Bayburt Postası - 1955 doğumlu Turan Başağa, 38 yıllık edebiyat öğretmenliğinin ardından Karasakal mahallesindeki babaevinde kurduğu tezgâhta ahşaptan ev eşyaları üretiyor.
Ahşapla tanışıklığının çok küçük yaşlarda başladığını söyleyen Turan Başağa, doğup büyüdüğü evde babasına ait bir tezgâhın bulunduğunu, babası Mehmet Başağa’nın uzun yıllar Semercilik caddesinde nalbur işletmeciliği yaptığını ve bu açıdan alet edevatın içinde olduklarını için bir yatkınlık oluştuğunu söyledi.
Babası Mehmet Başağa’nın yanı sıra amcası Milletvekili Dr. Zeki Başağa’nın da sürekli evinde tezgâhının bulunduğunu anlatan Turan Başağa, ahşaba olan yatkınlığın aileden gelen bir gelenek olduğunu belirtti.
Eski evlerdeki ahşap bölümlerin yoğunluğundan bahseden Başağa, “Eski evlerde bu bir gereklilikti.
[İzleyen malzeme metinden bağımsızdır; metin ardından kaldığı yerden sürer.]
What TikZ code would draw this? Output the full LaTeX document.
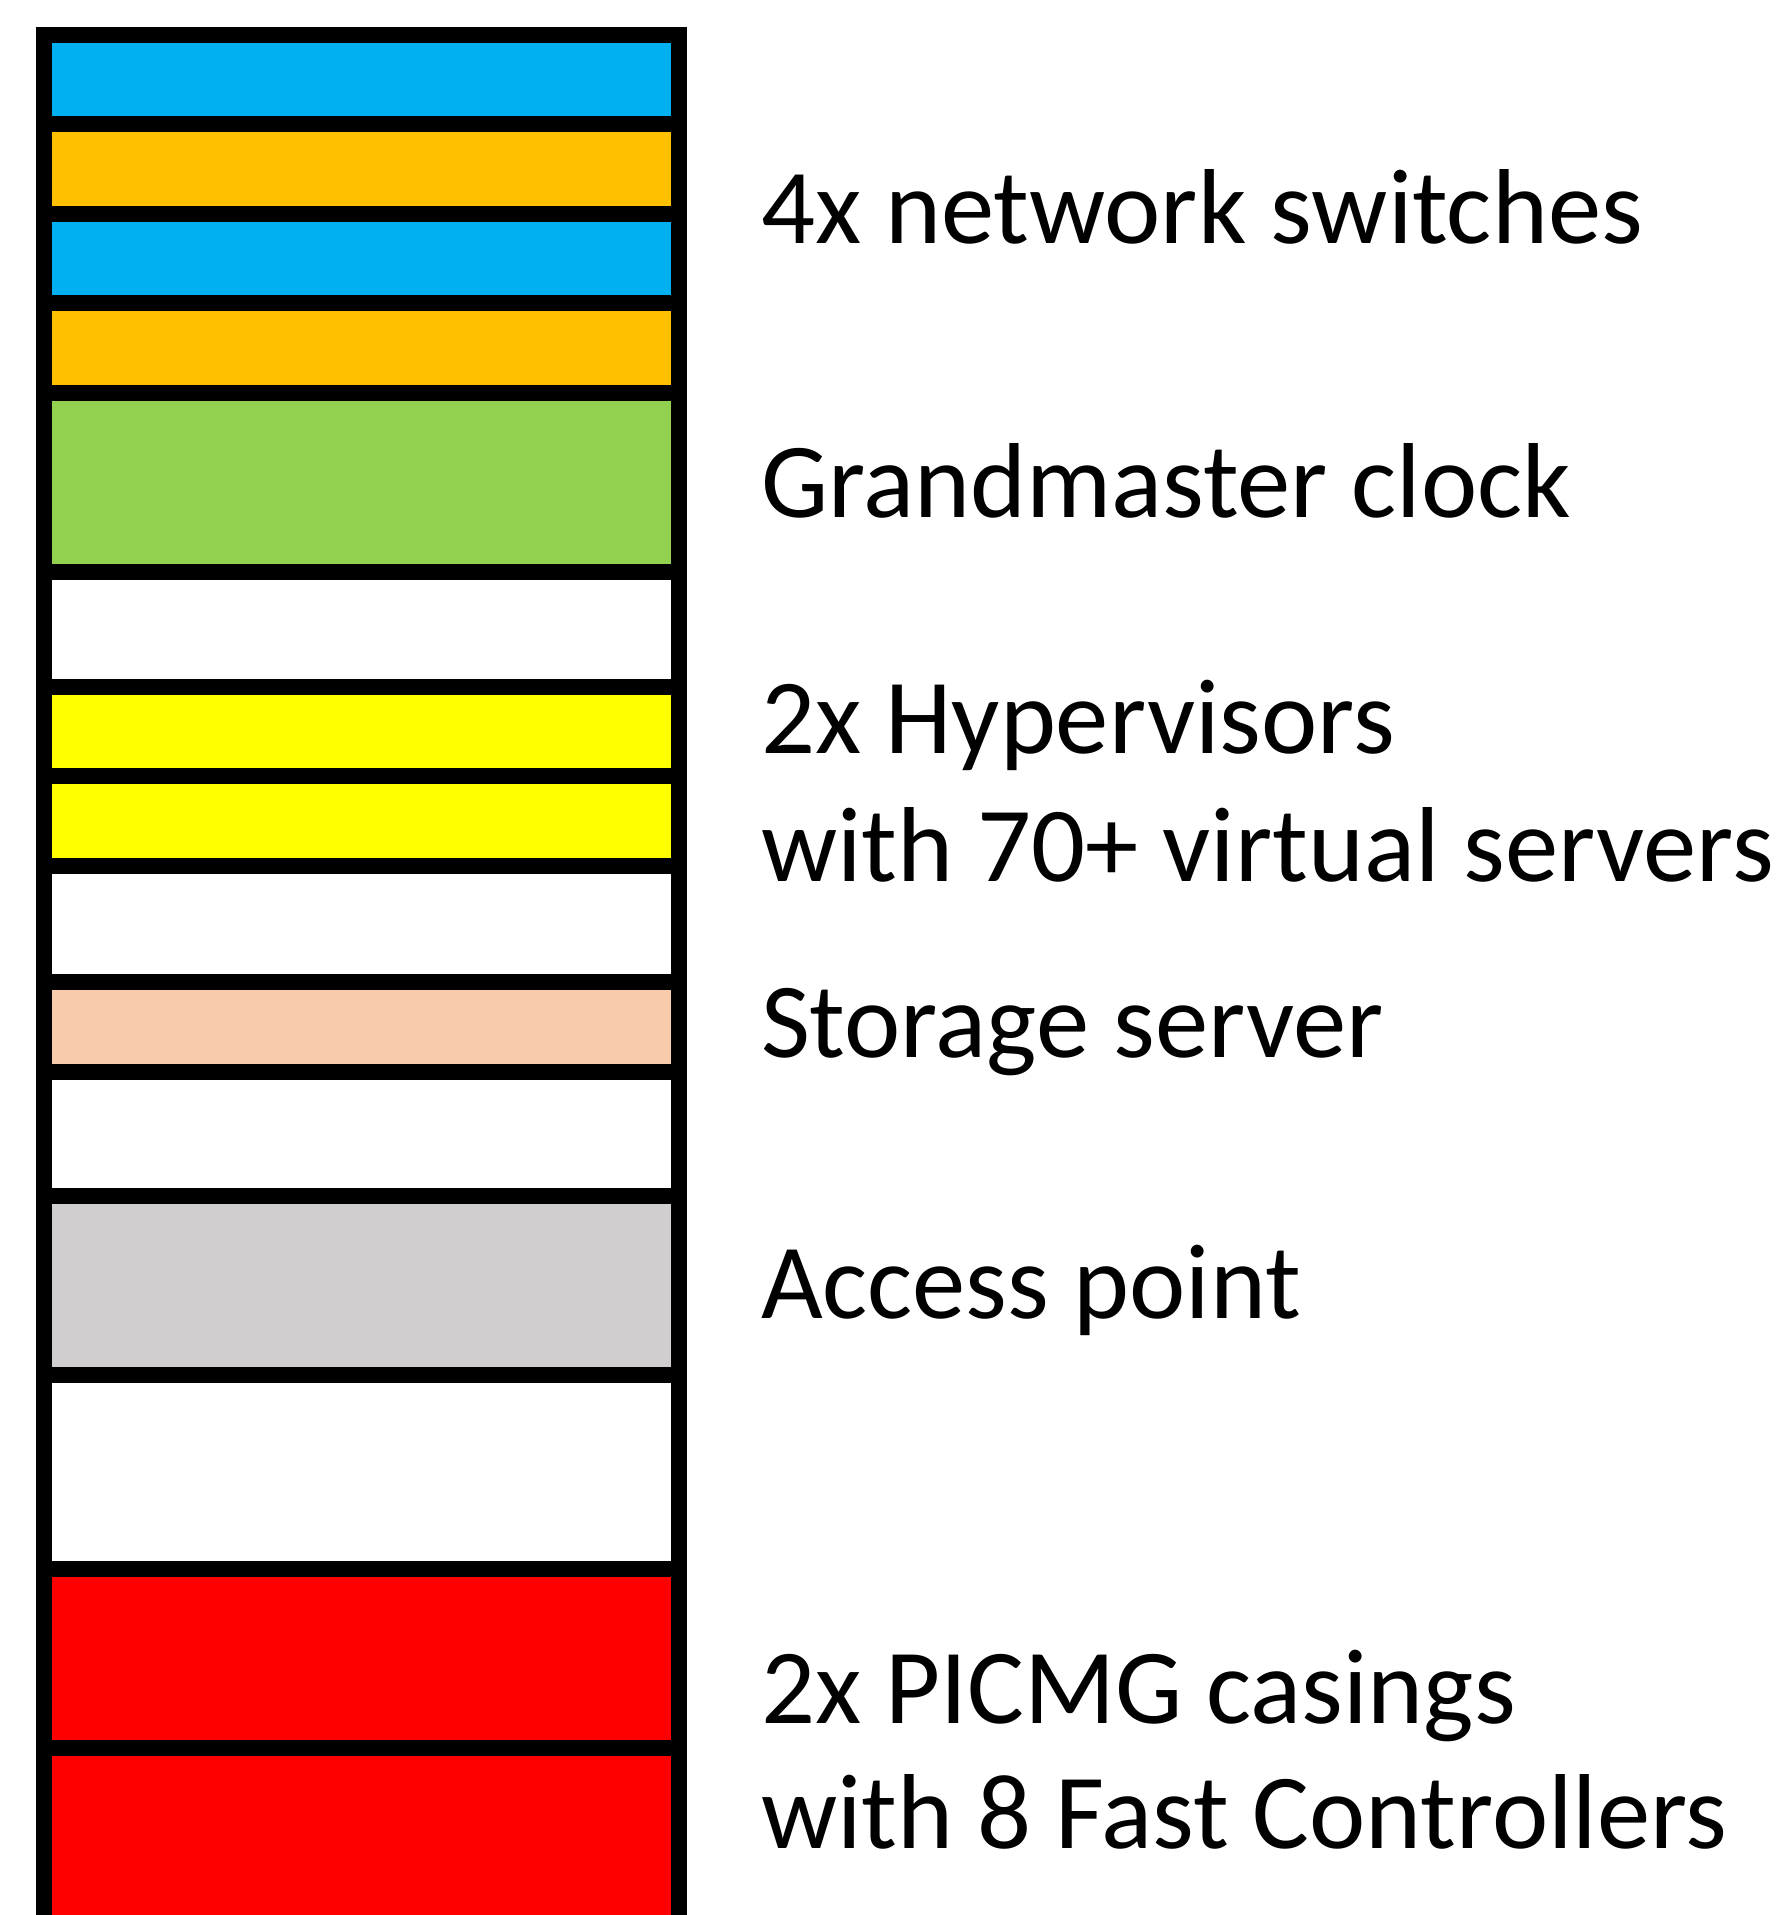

Her daim usta bulunmazdı. Herkes kendi işini yapardı. Babam da evimizde tamire ihitiyaç görülen kısımları kendisi onarırdı” şeklinde konuştu.
Turan Başağa, öğretmenlik yaptığı dönemlerde de ahşapla ilgilendiğini, emekli olduktan sonra ise ahşaba daha çok vakit ayırabildiğini ifade ederek, siparişe göre yaptığı işlerin yanı sıra dostlarına hediye amaçlı ürünler de yaptığını dile getirdi.
Açıldığında tavla, kapalı iken satranç görevi üstlenen orta sehpalar yapan Başağa, ağaçtan yaptığı lambası, çatıdan indirip tamir edip, zımparalayarak yenilediği sandalyesi ve masası ile otantik bir ortamda ahşaba şekil vermeye devam ediyor.
Çocukluğuna olan özlemin bir izdüşümü olarak ahşaptan kızak yaptığını, görenlerin sipariş verdiğini aktaran Başağa, ahşaptan yaptığı kızağın oturak kısmını tıpkı eskilerdeki gibi kemle yaptığını ve zil de takarak kızağa son şeklini verdiğini söyledi.
Öğretmenliğe Kütahya’da başladığını ve üç yıl orada kaldığını, bu sürede çiniyi yakından tanıma fırsatı bulduğunu ifade eden Başağa, oradaki dostları aracılığı ile edindiği çinileri de yaptığı eşyalarda kullandığını söyledi.